Stated exercise →
Write out the listing from the line with "Output the Python" to the line with "fig = go.Figure()", both lines included, exactly and nothing beyond. Leave pictures out.

Dataset rows →

☆ ☆ ☆ ☆ ☆ ☆ ☆

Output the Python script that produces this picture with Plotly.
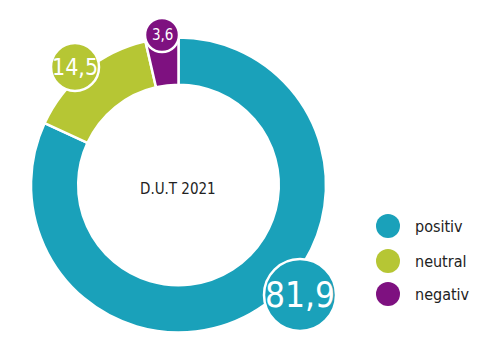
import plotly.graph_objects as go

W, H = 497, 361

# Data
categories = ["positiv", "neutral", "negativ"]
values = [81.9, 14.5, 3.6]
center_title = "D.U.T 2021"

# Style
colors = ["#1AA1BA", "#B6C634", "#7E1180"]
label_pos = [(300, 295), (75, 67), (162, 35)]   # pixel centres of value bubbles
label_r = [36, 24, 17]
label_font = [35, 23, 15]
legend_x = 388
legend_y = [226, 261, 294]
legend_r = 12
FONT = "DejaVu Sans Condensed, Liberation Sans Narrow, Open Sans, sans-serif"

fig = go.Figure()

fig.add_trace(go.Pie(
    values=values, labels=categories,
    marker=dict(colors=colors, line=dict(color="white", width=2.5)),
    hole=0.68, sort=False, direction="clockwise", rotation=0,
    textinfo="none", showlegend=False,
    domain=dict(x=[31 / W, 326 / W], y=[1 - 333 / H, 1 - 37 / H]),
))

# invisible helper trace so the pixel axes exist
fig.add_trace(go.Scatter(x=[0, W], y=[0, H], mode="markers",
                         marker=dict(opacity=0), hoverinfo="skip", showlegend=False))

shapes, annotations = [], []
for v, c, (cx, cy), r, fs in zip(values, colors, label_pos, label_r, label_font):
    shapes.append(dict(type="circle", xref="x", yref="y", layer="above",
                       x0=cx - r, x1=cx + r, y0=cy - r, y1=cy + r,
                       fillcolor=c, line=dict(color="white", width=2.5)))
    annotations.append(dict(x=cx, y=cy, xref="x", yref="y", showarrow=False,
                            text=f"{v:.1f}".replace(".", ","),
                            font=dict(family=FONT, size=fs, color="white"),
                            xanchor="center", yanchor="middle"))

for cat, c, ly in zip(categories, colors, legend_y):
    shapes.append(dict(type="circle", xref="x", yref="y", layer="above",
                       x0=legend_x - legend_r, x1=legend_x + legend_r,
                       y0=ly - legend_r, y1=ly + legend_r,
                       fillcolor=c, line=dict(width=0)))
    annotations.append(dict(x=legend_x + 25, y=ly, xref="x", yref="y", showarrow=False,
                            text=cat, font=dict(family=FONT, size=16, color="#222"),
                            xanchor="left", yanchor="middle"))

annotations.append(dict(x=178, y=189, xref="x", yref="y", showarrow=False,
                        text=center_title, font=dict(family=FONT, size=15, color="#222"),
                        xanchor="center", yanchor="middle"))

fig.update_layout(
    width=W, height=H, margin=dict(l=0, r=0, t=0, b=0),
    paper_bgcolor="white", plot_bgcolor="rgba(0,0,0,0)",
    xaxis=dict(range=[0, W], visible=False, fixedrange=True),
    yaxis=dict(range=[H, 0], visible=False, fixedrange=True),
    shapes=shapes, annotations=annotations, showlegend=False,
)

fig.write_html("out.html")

☆ ☆ ☆ ☆ ☆ ☆ ☆

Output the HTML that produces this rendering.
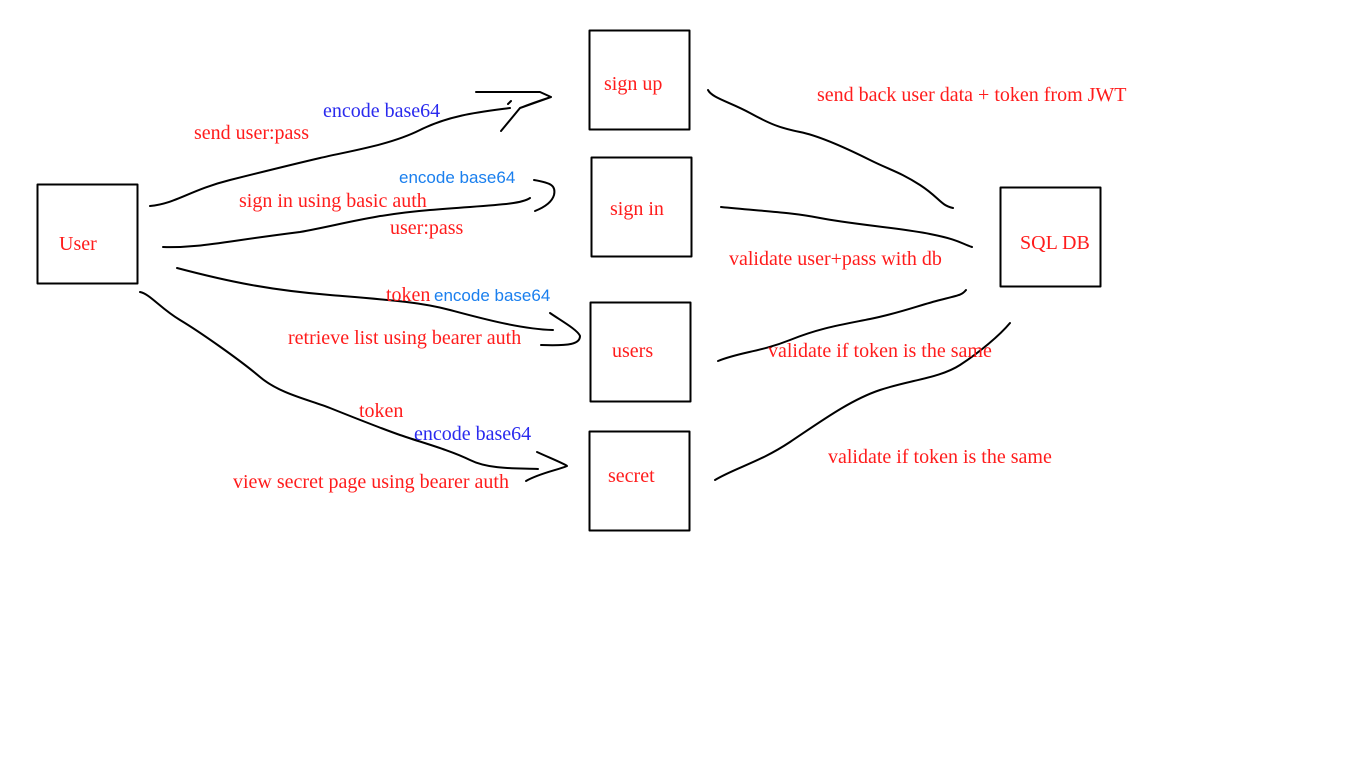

☆ ☆ ☆ ☆ ☆ ☆ ☆

Result →
Output the Python script that produces this picture with Plotly.
import plotly.graph_objects as go

W, H = 497, 361

# Data
categories = ["positiv", "neutral", "negativ"]
values = [81.9, 14.5, 3.6]
center_title = "D.U.T 2021"

# Style
colors = ["#1AA1BA", "#B6C634", "#7E1180"]
label_pos = [(300, 295), (75, 67), (162, 35)]   # pixel centres of value bubbles
label_r = [36, 24, 17]
label_font = [35, 23, 15]
legend_x = 388
legend_y = [226, 261, 294]
legend_r = 12
FONT = "DejaVu Sans Condensed, Liberation Sans Narrow, Open Sans, sans-serif"

fig = go.Figure()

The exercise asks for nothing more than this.